Single-Shot Black-Box Adversarial Attacks Against Malware Detectors: A Causal Language Model Approach

Abstract

Deep Learning (DL)-based malware detectors are increasingly adopted for early detection of malicious behavior in cybersecurity. However, their sensitivity to adversarial malware variants has raised immense security concerns. Generating such adversarial variants by the defender is crucial to improving the resistance of DL-based malware detectors against them. This necessity has given rise to an emerging stream of machine learning research, Adversarial Malware example Generation (AMG), which aims to generate evasive adversarial malware variants that preserve the malicious functionality of a given malware. Within AMG research, black-box method has gained more attention than white-box methods. However, most black-box AMG methods require numerous interactions with the malware detectors to generate adversarial malware examples. Given that most malware detectors enforce a query limit, this could result in generating non-realistic adversarial examples that are likely to be detected in practice due to lack of stealth.
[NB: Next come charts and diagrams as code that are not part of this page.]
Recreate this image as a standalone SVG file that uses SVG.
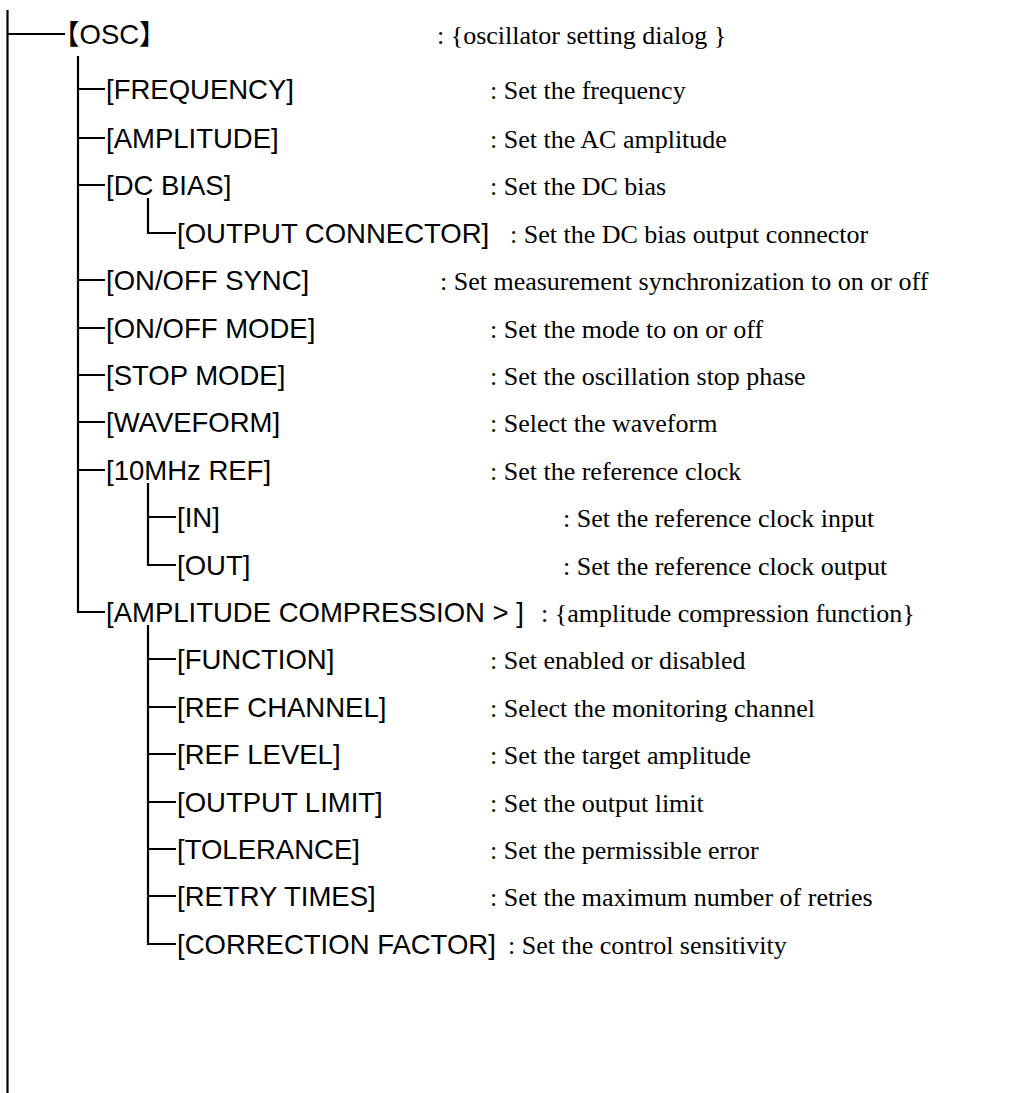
<svg xmlns="http://www.w3.org/2000/svg" width="1030" height="1093" viewBox="0 0 1030 1093">
<style>
.l{font-family:"Liberation Sans","Noto Sans CJK JP",Arial,sans-serif;font-size:27.5px;fill:#000}
.d{font-family:"Liberation Serif","Times New Roman",serif;font-size:26px;fill:#000}
.c{stroke:#000;stroke-width:2.2;fill:none}
</style>
<rect width="1030" height="1093" fill="#fff"/>
<g id="connectors" class="c">
<path d="M7.5,10V1093"/>
<path d="M7.5,34H65"/>
<path d="M78,56V612H105"/>
<path d="M78,89H105M78,138H105M78,185H105M78,280H105M78,328H105M78,375H105M78,422H105M78,470H105"/>
<path d="M148,198V233H176"/>
<path d="M148,483V565H176M148,517H176"/>
<path d="M148,625V944H176M148,659H176M148,707H176M148,754H176M148,802H176M148,849H176M148,896H176"/>
</g>
<g id="n0"><text class="l" x="52" y="44">【OSC】</text><text class="d" x="437" y="44">: {oscillator setting dialog }</text></g>
<g id="n1"><text class="l" x="106" y="99">[FREQUENCY]</text><text class="d" x="490" y="99">: Set the frequency</text></g>
<g id="n2"><text class="l" x="106" y="148">[AMPLITUDE]</text><text class="d" x="490" y="148">: Set the AC amplitude</text></g>
<g id="n3"><text class="l" x="106" y="195">[DC BIAS]</text><text class="d" x="490" y="195">: Set the DC bias</text></g>
<g id="n4"><text class="l" x="177" y="243">[OUTPUT CONNECTOR]</text><text class="d" x="510" y="243">: Set the DC bias output connector</text></g>
<g id="n5"><text class="l" x="106" y="290">[ON/OFF SYNC]</text><text class="d" x="440" y="290">: Set measurement synchronization to on or off</text></g>
<g id="n6"><text class="l" x="106" y="338">[ON/OFF MODE]</text><text class="d" x="490" y="338">: Set the mode to on or off</text></g>
<g id="n7"><text class="l" x="106" y="385">[STOP MODE]</text><text class="d" x="490" y="385">: Set the oscillation stop phase</text></g>
<g id="n8"><text class="l" x="106" y="432">[WAVEFORM]</text><text class="d" x="490" y="432">: Select the waveform</text></g>
<g id="n9"><text class="l" x="106" y="480">[10MHz REF]</text><text class="d" x="490" y="480">: Set the reference clock</text></g>
<g id="n10"><text class="l" x="177" y="527">[IN]</text><text class="d" x="563" y="527">: Set the reference clock input</text></g>
<g id="n11"><text class="l" x="177" y="575">[OUT]</text><text class="d" x="563" y="575">: Set the reference clock output</text></g>
<g id="n12"><text class="l" x="106" y="622">[AMPLITUDE COMPRESSION &gt; ]</text><text class="d" x="541" y="622">: {amplitude compression function}</text></g>
<g id="n13"><text class="l" x="177" y="669">[FUNCTION]</text><text class="d" x="490" y="669">: Set enabled or disabled</text></g>
<g id="n14"><text class="l" x="177" y="717">[REF CHANNEL]</text><text class="d" x="490" y="717">: Select the monitoring channel</text></g>
<g id="n15"><text class="l" x="177" y="764">[REF LEVEL]</text><text class="d" x="490" y="764">: Set the target amplitude</text></g>
<g id="n16"><text class="l" x="177" y="812">[OUTPUT LIMIT]</text><text class="d" x="490" y="812">: Set the output limit</text></g>
<g id="n17"><text class="l" x="177" y="859">[TOLERANCE]</text><text class="d" x="490" y="859">: Set the permissible error</text></g>
<g id="n18"><text class="l" x="177" y="906">[RETRY TIMES]</text><text class="d" x="490" y="906">: Set the maximum number of retries</text></g>
<g id="n19"><text class="l" x="177" y="954">[CORRECTION FACTOR]</text><text class="d" x="508" y="954">: Set the control sensitivity</text></g>
</svg>
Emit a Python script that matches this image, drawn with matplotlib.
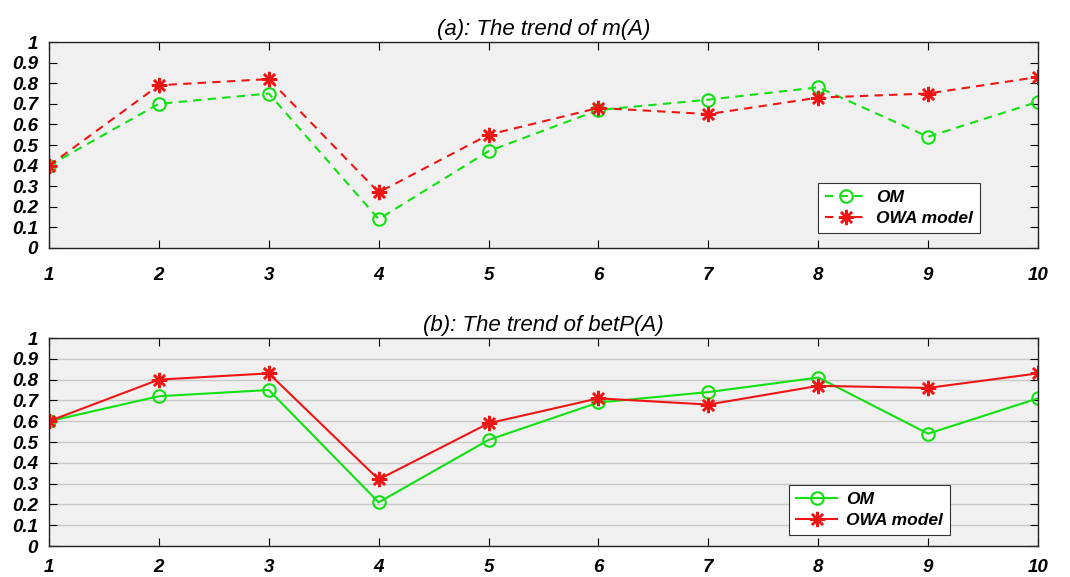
import numpy as np
import matplotlib
matplotlib.use("Agg")
import matplotlib.pyplot as plt

plt.rcParams['font.family'] = ['Liberation Sans', 'DejaVu Sans']

x = [1, 2, 3, 4, 5, 6, 7, 8, 9, 10]
# (a) m(A)
m_om = [0.40, 0.70, 0.75, 0.14, 0.47, 0.67, 0.72, 0.78, 0.54, 0.71]
m_owa = [0.40, 0.79, 0.82, 0.27, 0.55, 0.68, 0.65, 0.73, 0.75, 0.83]
# (b) betP(A)
b_om = [0.60, 0.72, 0.75, 0.21, 0.51, 0.69, 0.74, 0.81, 0.54, 0.71]
b_owa = [0.60, 0.80, 0.83, 0.32, 0.59, 0.71, 0.68, 0.77, 0.76, 0.83]

yticks = np.round(np.arange(0, 1.01, 0.1), 1)
ytick_labels = ['0'] + ['%.1f' % v for v in yticks[1:-1]] + ['1']

green = '#11e011'
red = '#f01515'

fig = plt.figure(figsize=(10.7, 5.77), dpi=100)
ax1 = fig.add_axes([0.0458, 0.5702, 0.9243, 0.357])
ax2 = fig.add_axes([0.0458, 0.0537, 0.9243, 0.3605])

star = (8, 2, 0)

def style(ax, title, legend_anchor, xpad):
    ax.set_facecolor('#f0f0f0')
    ax.set_xlim(1, 10)
    ax.set_ylim(0, 1)
    ax.set_xticks(x)
    ax.set_yticks(yticks)
    ax.set_yticklabels(ytick_labels)
    ax.tick_params(direction='in', top=True, right=True, length=6, width=0.8,
                   labelsize=13.5)
    ax.tick_params(axis='x', pad=xpad)
    ax.tick_params(axis='y', pad=8)
    for lab in ax.get_xticklabels() + ax.get_yticklabels():
        lab.set_fontweight('bold')
        lab.set_fontstyle('italic')
    for s in ax.spines.values():
        s.set_linewidth(1.0)
        s.set_color('#222222')
    ax.set_title(title, fontsize=16, fontstyle='italic', pad=5)
    leg = ax.legend(loc='lower left', bbox_to_anchor=legend_anchor, fancybox=False,
                    framealpha=1, edgecolor='#333333', handlelength=2.4,
                    handletextpad=0.5,
                    prop={'weight': 'bold', 'style': 'italic', 'size': 12.5},
                    borderpad=0.4, labelspacing=0.35, borderaxespad=0)
    leg.get_frame().set_linewidth(0.8)

ax1.plot(x, m_om, color=green, ls='--', lw=1.5, marker='o', ms=9,
         mfc='none', mec=green, mew=1.5, label='OM', dashes=(4, 3))
ax1.plot(x, m_owa, color=red, ls='--', lw=1.5, marker=star, ms=11,
         mec=red, mew=1.8, label='OWA model', dashes=(4, 3))
style(ax1, '(a): The trend of m(A)', (0.778, 0.073), 14)

ax2.plot(x, b_om, color=green, lw=1.5, marker='o', ms=9,
         mfc='none', mec=green, mew=1.5, label='OM')
ax2.plot(x, b_owa, color=red, lw=1.5, marker=star, ms=11,
         mec=red, mew=1.8, label='OWA model')
ax2.yaxis.grid(True, color='#c8c8c8', lw=1.0)
ax2.set_axisbelow(True)
style(ax2, '(b): The trend of betP(A)', (0.748, 0.053), 9)

fig.savefig('out.png', dpi=100)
In this study, we show that a novel DL-based causal language model enables single-shot evasion (i.e., with only one query to malware detector) by treating the content of the malware executable as a byte sequence and training a Generative Pre-Trained Transformer (GPT). Our proposed method, MalGPT, significantly outperformed the leading benchmark methods on a real-world malware dataset obtained from VirusTotal, achieving over 24.51% evasion rate. MalGPT enables cybersecurity researchers to develop advanced defense capabilities by emulating large-scale realistic AMG.